Später am Abend frage ich mich, wann und wo die einst gewonnene Freiheit und Autonomie denn abhandengekommen ist. Die Freiheit eingetauscht gegen den Stillstand; reichen doch schon 20 Minuten davon aus, um sie schwinden zu sehen. Hält die moderne Freiheit am Ende doch mehr Facetten bereit, als die der einfachen Selbstbewegung? Eins sollte hier nach feststehen: Freiheit, das ist immer auch die Freiheit der Anderslenkenden.

Ich selber besitze kein Auto, bin mir nicht sicher, ob das jemals der Fall sein wird. Doch auch ich steige gerne mal bei Freunden dazu, wenn der Weg durch die Stadt im CarSharing Auto geteilt wird, wenn wir über das Wochenende einen Ausflug machen; in diesen Momenten beschließe auch ich eigenverantwortlich für mich, dass das okay ist. Nur können wir diese Entscheidung nicht mehr nur für uns alleine treffen, wenn wir uns als Mensch-Maschinen nicht verändern. Wir sind darauf angewiesen uns zu bewegen. Sicher, auf dem Land mag sich die Herausforderung aufgrund einer häufig schwachen Infrastruktur nochmal anders stellen, aber das sollte uns nicht davon abhalten, in den dichten und eng vernetzten Städten die Augen vor den Blechlawinen zu verschließen. Viel mehr noch sollten uns diese regionalen Unterschiede daran erinnern, neue und mutige Wege einzuschlagen.

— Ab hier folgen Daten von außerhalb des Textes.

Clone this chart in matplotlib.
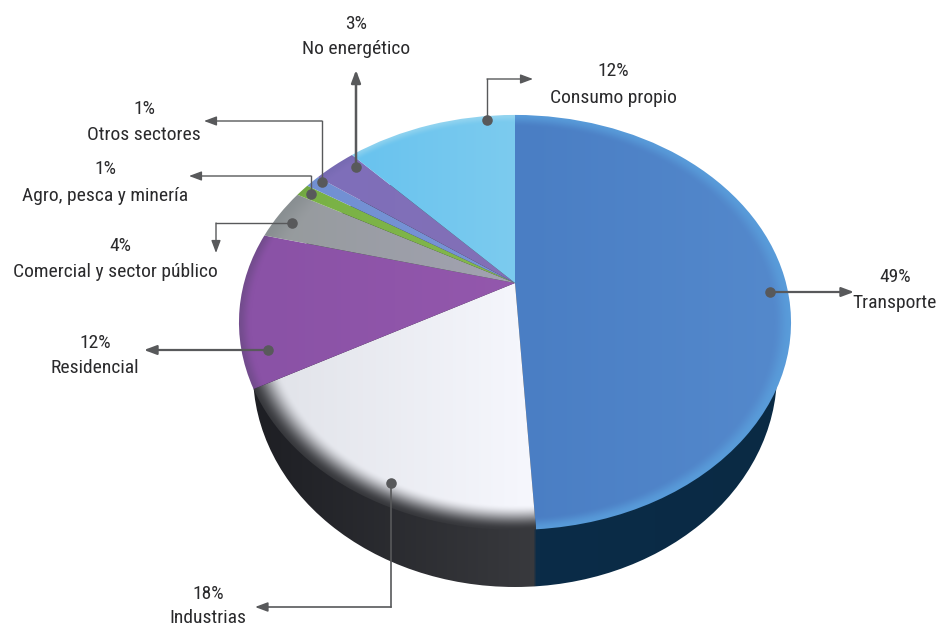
import numpy as np
import matplotlib
matplotlib.use("Agg")
import matplotlib.pyplot as plt
from matplotlib.patches import Ellipse
from matplotlib.path import Path
from matplotlib.transforms import Transform
from matplotlib.colors import to_rgb

# ---- data -----------------------------------------------------------------
categories = ["Transporte", "Industrias", "Residencial",
              "Comercial y sector público", "Agro, pesca y minería",
              "Otros sectores", "No energético", "Consumo propio"]
shares = [49, 18, 12, 4, 1, 1, 3, 12]

# ---- look -----------------------------------------------------------------
W, H = 937, 627
FONT = ["Roboto Condensed", "DejaVu Sans"]
TXT = "#2a2a2c"
LEAD = "#58595b"

# (left colour, right colour, ramp start x, ramp end x, rim colour, rim start, rim strength)
slice_styles = [
    ("#4a7ec4", "#5489cc", 520, 780, "#5a9fdc", 0.94, 0.85),
    ("#e0e2e8", "#f6f7fd", 260, 530, "#2e2f33", 0.88, 0.95),
    ("#8a52a6", "#9458ad", 260, 530, "#6c4a86", 0.95, 0.8),
    ("#959a9b", "#a3a3b4", 260, 530, "#80878a", 0.90, 0.6),
    ("#76b043", "#86b84e", 260, 530, "#6a9a40", 0.95, 0.5),
    ("#6f8fd2", "#7a94d6", 260, 530, "#6f8fd2", 0.95, 0.0),
    ("#7d6ebb", "#8370b6", 260, 530, "#6f66aa", 0.95, 0.5),
    ("#69c3ee", "#7ccbef", 360, 515, "#a6dcf0", 0.96, 0.6),
]

# perspective of the disc: apex, half width and near/far reach, in pixels
APEX = (515.0, 283.0)
K, A, B = 0.19, 271.0, 200.0
DISC = (514.0, 322.0, 276.0, 207.5)
BASE = (515.0, 373.0, 262.0, 214.0)
SPLIT_X = 535.0


class Perspective(Transform):
    input_dims = output_dims = 2
    is_separable = False
    has_inverse = False

    def transform_non_affine(self, xy):
        xy = np.asarray(xy, float)
        d = 1 + K * xy[:, 1]
        return np.column_stack([APEX[0] + A * xy[:, 0] / d,
                                APEX[1] - B * xy[:, 1] / d])

    def transform_path_non_affine(self, path):
        return Path(self.transform_non_affine(path.vertices), path.codes)


fig = plt.figure(figsize=(W / 100, H / 100), dpi=100, facecolor="white")
ax = fig.add_axes([0, 0, 1, 1])

# pixel grids for shading
xx, yy = np.meshgrid(np.arange(W) + 0.5, np.arange(H) + 0.5)


def ramp(c0, c1, lo, hi):
    t = np.clip((xx - lo) / (hi - lo), 0, 1)[..., None]
    return np.array(to_rgb(c0)) * (1 - t) + np.array(to_rgb(c1)) * t


# ---- side wall ------------------------------------------------------------
side = ramp("#1e1f24", "#38393d", 260, 530)
right = ramp("#0b2c48", "#0a2a44", 540, 770)
blend = np.clip((xx - SPLIT_X + 1.5) / 3, 0, 1)[..., None]
side = side * (1 - blend) + right * blend
wall = Ellipse(BASE[:2], 2 * BASE[2], 2 * BASE[3], fc="none", ec="none",
               transform=ax.transData)
ax.add_patch(wall)
im = ax.imshow(side, extent=(0, W, H, 0), aspect="auto", zorder=1)
im.set_clip_path(wall)

# ---- top face: real pie wedges, pushed through the perspective -------------
wedges, _ = ax.pie(shares, startangle=90, counterclock=False, radius=1,
                   center=(0, 0), frame=False)
ax.set_aspect("auto")
persp = Perspective() + ax.transData
rr = np.hypot((xx - DISC[0]) / DISC[2], (yy - DISC[1]) / DISC[3])
for w, (c0, c1, lo, hi, rim, start, power) in zip(wedges, slice_styles):
    w.set_transform(persp)
    w.set_facecolor("none")
    w.set_edgecolor("none")
    w.set_zorder(2)
    img = ramp(c0, c1, lo, hi)
    t = np.clip((rr - start) / (1.0 - start), 0, 1)[..., None]
    t = t * t * (3 - 2 * t) * power
    img = img * (1 - t) + np.array(to_rgb(rim)) * t
    m = ax.imshow(img, extent=(0, W, H, 0), aspect="auto", zorder=2)
    m.set_clip_path(w)

# ---- leaders --------------------------------------------------------------
# (points from the dot to the arrow tip, line width)
leaders = [
    ([(770, 292), (854, 292)], 1.6),
    ([(391, 483), (391, 607), (255, 607)], 1.2),
    ([(268, 350), (144, 350)], 1.6),
    ([(292, 223), (216, 223), (216, 253)], 1.0),
    ([(311, 194), (311, 176), (189, 176)], 1.0),
    ([(322, 182), (322, 121), (204, 121)], 1.0),
    ([(356, 167), (356, 70)], 1.8),
    ([(487, 120), (487, 79), (533, 79)], 1.0),
]
for pts, lw in leaders:
    px, py = zip(*pts)
    ax.plot(px[:-1], py[:-1], color=LEAD, lw=lw, zorder=5, solid_capstyle="projecting")
    ax.annotate("", xy=pts[-1], xytext=pts[-2], zorder=5,
                arrowprops=dict(arrowstyle="-|>,head_length=0.75,head_width=0.28",
                                color=LEAD, lw=lw, shrinkA=0, shrinkB=0))
    ax.plot(px[0], py[0], "o", ms=7.6, mfc=LEAD, mec="none", zorder=6)

# ---- labels ---------------------------------------------------------------
label_pos = [
    ((895, 277), (895, 303)),
    ((208, 594), (208, 618)),
    ((95, 343), (95, 368)),
    ((120, 246), (115, 272)),
    ((105, 169), (105, 196)),
    ((144, 109), (144, 135)),
    ((356, 24), (356, 49)),
    ((613, 71), (613, 98)),
]
for cat, val, (p, n) in zip(categories, shares, label_pos):
    for txt, (x, y) in ((f"{val}%", p), (cat, n)):
        ax.text(x, y, txt, ha="center", va="center", fontsize=14.0,
                family=FONT, weight=400, color=TXT, zorder=7)

ax.set_xlim(0, W)
ax.set_ylim(H, 0)
ax.axis("off")
fig.savefig("out.png", dpi=100, facecolor="white")
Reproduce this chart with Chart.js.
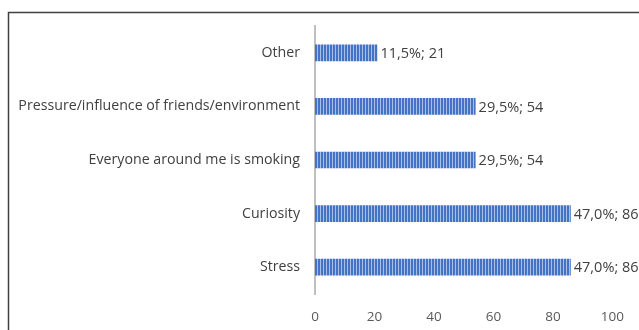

Wenn ich mir dann vorstelle, wie das Auto von morgen aussieht: Das Auto von morgen ist rücksichtsvoll, es gibt Platz ab, es lernt zu teilen, sich mit anderen Teilnehmenden im Straßenverkehr auszutauschen, ohne dabei laut oder aufbrausend zu werden. Mobilität ist etwas Lebendiges, etwas was unserem Bedürfnis nach Selbstentfaltung und Freiheit entspricht. Lasst es uns deshalb auch mit den Fahrzeugen verknüpfen, die eben das unterstützen.